À l’Est, les cantines scolaires existaient dans les écoles, pas à l’Ouest, donc encore aujourd’hui plus de femmes de l’Est travaillent, comparées aux femmes de l’Ouest, 74% contre 68%. Les infrastructures allemandes de l’Est se modernisent petit à petit mais n’ont plus rien à voir avec ce qu’elles étaient il y a 30 ans. Il reste la question politique, où la démocratie n’est pas encore bien perçue dans l’ancienne Allemagne de l’Est. C’est la raison pour laquelle la droite nationaliste y enregistre encore de bons résultats. 

Quelle Allemagne à l’Est aujourd’hui

Deux chiffres symbolisent 30 ans de réunification allemande, ceux de l’Allemagne de l’Est. Le PIB par habitant était de 37% il y a 30 ans, aujourd’hui il est de 79%  par rapport à l’ensemble de l’Allemagne. L’économie des Länder de l’Est décolle, et c’est tant mieux. À noter que la population des Länder de l’Est est moins nombreuse que ceux de l’Ouest, avec un certain nombre de villes moyennes peu développées, et une ruralité encore très importante.
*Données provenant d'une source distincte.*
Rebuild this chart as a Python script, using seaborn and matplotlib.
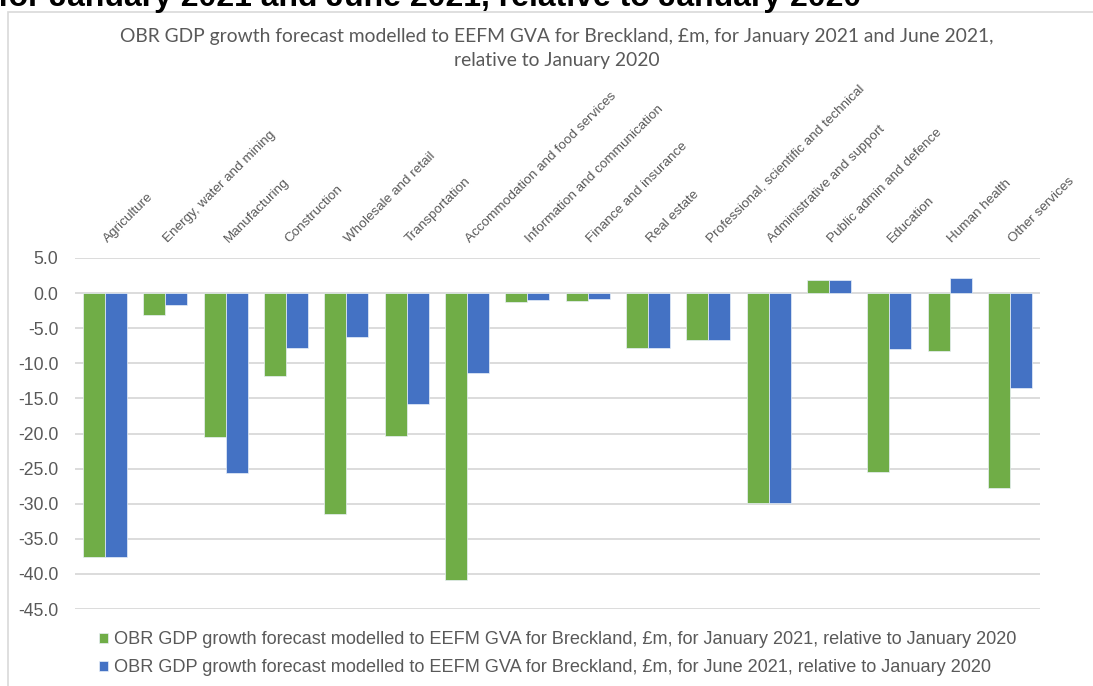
import matplotlib
matplotlib.use("Agg")
import matplotlib.pyplot as plt
from matplotlib.patches import Rectangle
from matplotlib.transforms import ScaledTranslation
import pandas as pd
import seaborn as sns

sectors = [
    "Agriculture", "Energy, water and mining", "Manufacturing", "Construction",
    "Wholesale and retail", "Transportation", "Accommodation and food services",
    "Information and communication", "Finance and insurance", "Real estate",
    "Professional, scientific and technical", "Administrative and support",
    "Public admin and defence", "Education", "Human health", "Other services",
]
jan_2021 = [-37.6, -3.1, -20.5, -11.8, -31.5, -20.3, -40.8, -1.3,
            -1.1, -7.8, -6.7, -29.9, 1.9, -25.5, -8.2, -27.7]
jun_2021 = [-37.6, -1.7, -25.6, -7.8, -6.3, -15.8, -11.4, -1.0,
            -0.8, -7.8, -6.7, -29.9, 1.9, -8.0, 2.1, -13.5]
series_names = [
    "OBR GDP growth forecast modelled to EEFM GVA for Breckland, £m, for January 2021, relative to January 2020",
    "OBR GDP growth forecast modelled to EEFM GVA for Breckland, £m, for June 2021, relative to January 2020",
]
y_ticks = [5.0, 0.0, -5.0, -10.0, -15.0, -20.0, -25.0, -30.0, -35.0, -40.0, -45.0]

heading = "for January 2021 and June 2021, relative to January 2020"
title = ("OBR GDP growth forecast modelled to EEFM GVA for Breckland, £m, for January 2021 and June 2021,\n"
         "relative to January 2020")

df = pd.DataFrame({
    "sector": sectors * 2,
    "value": jan_2021 + jun_2021,
    "series": [series_names[0]] * len(sectors) + [series_names[1]] * len(sectors),
})

sns.set_theme(style="white")
plt.rcParams["font.family"] = ["Liberation Sans", "DejaVu Sans"]

W, H = 1093, 686
fig = plt.figure(figsize=(W / 100, H / 100), dpi=100)
ax = fig.add_axes([75 / W, 1 - 609 / H, (1040 - 75) / W, (609 - 258) / H])

green, blue = "#70AD47", "#4472C4"
sns.barplot(data=df, x="sector", y="value", hue="series", order=sectors,
            hue_order=series_names, palette=[green, blue], saturation=1,
            width=0.73, edgecolor="#e8f0f8", linewidth=0.5, ax=ax, legend=True)

ax.set_ylim(-45, 5)
ax.set_yticks(y_ticks)
ax.set_yticklabels([f"{v:.1f}" for v in y_ticks], fontsize=12.7, color="#595959")
ax.set_xlim(-0.5, len(sectors) - 0.5)
ax.grid(axis="y", color="#d9d9d9", linewidth=1.3)
ax.set_axisbelow(True)
for s in ax.spines.values():
    s.set_visible(False)
ax.set_xlabel("")
ax.set_ylabel("")

# category labels sit along the top of the plot area
ax.xaxis.set_ticks_position("top")
ax.tick_params(axis="x", length=0, pad=9)
ax.tick_params(axis="y", length=0, pad=12)
ax.set_xticks(range(len(sectors)))
ax.set_xticklabels(sectors, rotation=45, ha="left", va="bottom",
                   rotation_mode="anchor", fontsize=9.7, color="#595959")
shift = ScaledTranslation(5 / 100, 0, fig.dpi_scale_trans)
for lbl in ax.get_xticklabels():
    lbl.set_transform(lbl.get_transform() + shift)

# legend below the plot
handles, labels = ax.get_legend_handles_labels()
ax.get_legend().remove()
fig.legend(handles, labels, loc="upper left", bbox_to_anchor=(92 / W, 1 - 624 / H),
           frameon=False, fontsize=13.1, labelcolor="#595959",
           handlelength=0.5, handleheight=0.5, handletextpad=0.3,
           labelspacing=0.6, borderaxespad=0)

# chart frame
fig.add_artist(Rectangle((8 / W, -0.01), 1.1, 1 - 12 / H + 0.01, transform=fig.transFigure,
                         fill=False, edgecolor="#d9d9d9", linewidth=1.2))

fig.text(557 / W, 1 - 28 / H, title, ha="center", va="top", fontsize=13.85,
         color="#595959", family=["Lato", "DejaVu Sans"], linespacing=1.5)

fig.text(-2 / W, 1 - 6 / H, heading, ha="left", va="baseline", fontsize=23,
         fontweight="bold", color="black")

fig.savefig("out.png", dpi=100)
Aujourd’hui des générations d’Allemands de l’Est partent en retraite, c’est une nouvelle jeunesse allemande qui prend le flambeau, et les sièges sociaux des grands groupes sont toujours à la peine de s’installer à l’Est, les Länder de l’Est connaissent petit à petit une floraison de PME-PMI, voire de TPE, où une jeunesse allemande qui ne renie en rien ses origines, représente un espoir que leurs parents ont fondé à la chute du mur, ne plus être considéré par "ceux de l’Ouest" comme des "Ossis", ceux de l’Est, mais plutôt  "wir sind an der wende", "ceux et celles du Tournant".